Structurlam committee objects to some terms of DIP financing

By Sarah Lizee

Olympia, Wash., May 18 – Structurlam Mass Timber U.S., Inc.’s official committee of unsecured creditors objected Wednesday to the company’s proposed debtor-in-possession financing, according to documents filed with the U.S. Bankruptcy Court for the District of Delaware.

The committee said it is focused on encouraging a competitive auction that provides the greatest likelihood of funding meaningful creditor recoveries, and it recognizes the importance of a faster-than-normal sale process and appropriate financing terms to accomplish that goal.
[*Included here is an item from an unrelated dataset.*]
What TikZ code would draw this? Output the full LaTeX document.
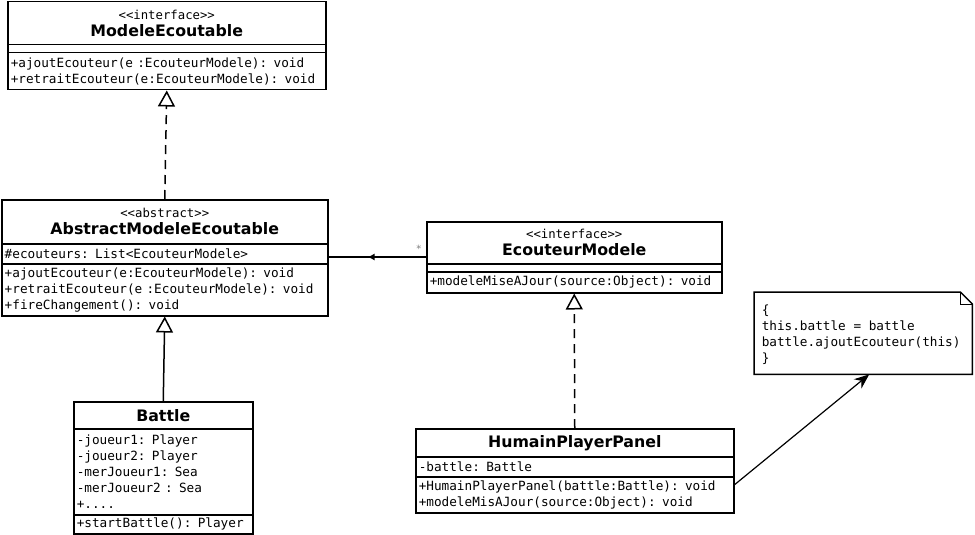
\documentclass[tikz,border=0pt]{standalone}
\usepackage{fontspec}
\setsansfont{DejaVu Sans}
\setmonofont{DejaVu Sans Mono}[WordSpace={1,0,0}]
\usetikzlibrary{arrows.meta,decorations.markings}
\newcommand\umlstereo[1]{{\ttfamily\mdseries\fontsize{12.3}{14}\selectfont<<#1>>}\\}
\begin{document}
\begin{tikzpicture}[x=1pt,y=-1pt,
  header/.style={draw,line width=1.5pt,anchor=north west,inner xsep=3pt,inner ysep=0pt,
    align=center,font=\sffamily\bfseries\fontsize{15.8}{17}\selectfont},
  member/.style={draw,line width=1.5pt,anchor=north west,inner xsep=3pt,inner ysep=0pt,
    align=left,font=\ttfamily\fontsize{12.7}{16}\selectfont},
  realize/.style={line width=1.5pt,dash pattern=on 9pt off 6pt,-{Triangle[open,length=16pt,width=17pt,line width=1.5pt]}},
  inherit/.style={line width=1.5pt,-{Triangle[open,length=16pt,width=17pt,line width=1.5pt]}},
  assoc/.style={line width=1.5pt,postaction={decorate},decoration={markings,
    mark=at position 0.6 with {\arrow{Latex[length=7pt,width=7pt]}}}},
  notelink/.style={line width=1.2pt,-{Stealth[length=15pt,width=12pt]}}]
  \useasboundingbox (0,0) rectangle (975,535);
  \node[header,text width=312pt,minimum height=43pt] (mename) at (7,1) {\umlstereo{interface}ModeleEcoutable};
  \node[member,text width=312pt,minimum height=8pt] (meattr) at (7,44) {};
  \node[member,text width=312pt,minimum height=37pt] (meops) at (7,52)
    {+ajoutEcouteur(e :EcouteurModele): void\\+retraitEcouteur(e:EcouteurModele): void};
  \node[header,text width=320pt,minimum height=44pt] (amename) at (1,199) {\umlstereo{abstract}AbstractModeleEcoutable};
  \node[member,text width=320pt,minimum height=20pt] (ameattr) at (1,243) {\#ecouteurs: List<EcouteurModele>};
  \node[member,text width=320pt,minimum height=52pt] (ameops) at (1,263)
    {+ajoutEcouteur(e:EcouteurModele): void\\+retraitEcouteur(e :EcouteurModele): void\\+fireChangement(): void};
  \node[header,text width=289pt,minimum height=42pt] (emname) at (426,221) {\umlstereo{interface}EcouteurModele};
  \node[member,text width=289pt,minimum height=8pt] (emattr) at (426,263) {};
  \node[member,text width=289pt,minimum height=21pt] (emops) at (426,271) {+modeleMiseAJour(source:Object): void};
  \node[header,text width=173pt,minimum height=27pt] (batname) at (73,401) {Battle};
  \node[member,text width=173pt,minimum height=86pt] (batattr) at (73,428)
    {-joueur1: Player\\-joueur2: Player\\-merJoueur1: Sea\\-merJoueur2 : Sea\\+....};
  \node[member,text width=173pt,minimum height=19pt] (batops) at (73,514) {+startBattle(): Player};
  \node[header,text width=312pt,minimum height=28pt] (hppname) at (415,428) {HumainPlayerPanel};
  \node[member,text width=312pt,minimum height=20pt] (hppattr) at (415,456) {-battle: Battle};
  \node[member,text width=312pt,minimum height=36pt] (hppops) at (415,476)
    {+HumainPlayerPanel(battle:Battle): void\\+modeleMisAJour(source:Object): void};
  \node[anchor=north west,inner sep=0pt,minimum width=218pt,minimum height=82pt] (note) at (754,292) {};
  \node[member,draw=none,anchor=north west] (notetext) at (758,304)
    {\{\\this.battle = battle\\battle.ajoutEcouteur(this)\\\}};
  \draw[line width=1.5pt] (note.north west) -- ([xshift=-12pt]note.north east) -- ([yshift=-12pt]note.north east)
    -- (note.south east) -- (note.south west) -- cycle;
  \draw[line width=0.8pt] ([xshift=-12pt]note.north east) |- ([yshift=-12pt]note.north east);
  \draw[realize] (amename.north) -- (meops.south);
  \draw[inherit] (batname.north) -- (ameops.south);
  \draw[realize] (hppname.north) -- (emops.south);
  \coordinate (assocend) at (426,257);
  \draw[assoc] (assocend) node[above left,font=\ttfamily\fontsize{10}{12}\selectfont,gray] {*}
    -- (assocend -| ameattr.east);
  \draw[notelink] ([yshift=10pt]hppops.east) -- ([xshift=6pt]note.south);
\end{tikzpicture}
\end{document}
However, the fast-track sale process and financing terms, which are expected to result in full payment of both the DIP obligations and the prepetition loan obligations, can’t come at the expense of the committee’s ability to fulfill its statutory duties or at the expense of the committee’s constituency, the group said.

“The committee asks simply that the DIP lender and prepetition lender pay the freight of these cases,” the committee said in its objection.

“Doing so requires that certain terms of the debtors’ proposed financing be modified to protect the committee’s ability to fulfill its statutory duties and the interests of general unsecured creditors.”

The group said the proposed final DIP order should be revised to remove the discriminatory cap on the committee’s professional fees covered by the carve-out.

And, the committee professionals’ line-item in the DIP budget should be no less than one-third that of the debtors’, the group said.

As previously reported, the company is seeking final approval of a C$7.5 million debtor-in-possession facility from the Bank of Montreal.

Interest on the loan is 14% per annum.

The facility is set to mature on June 30.

The manufacturer of mass timber solutions has headquarters in Penticton, B.C. The company filed Chapter 11 bankruptcy on April 21 under case number 23-10497.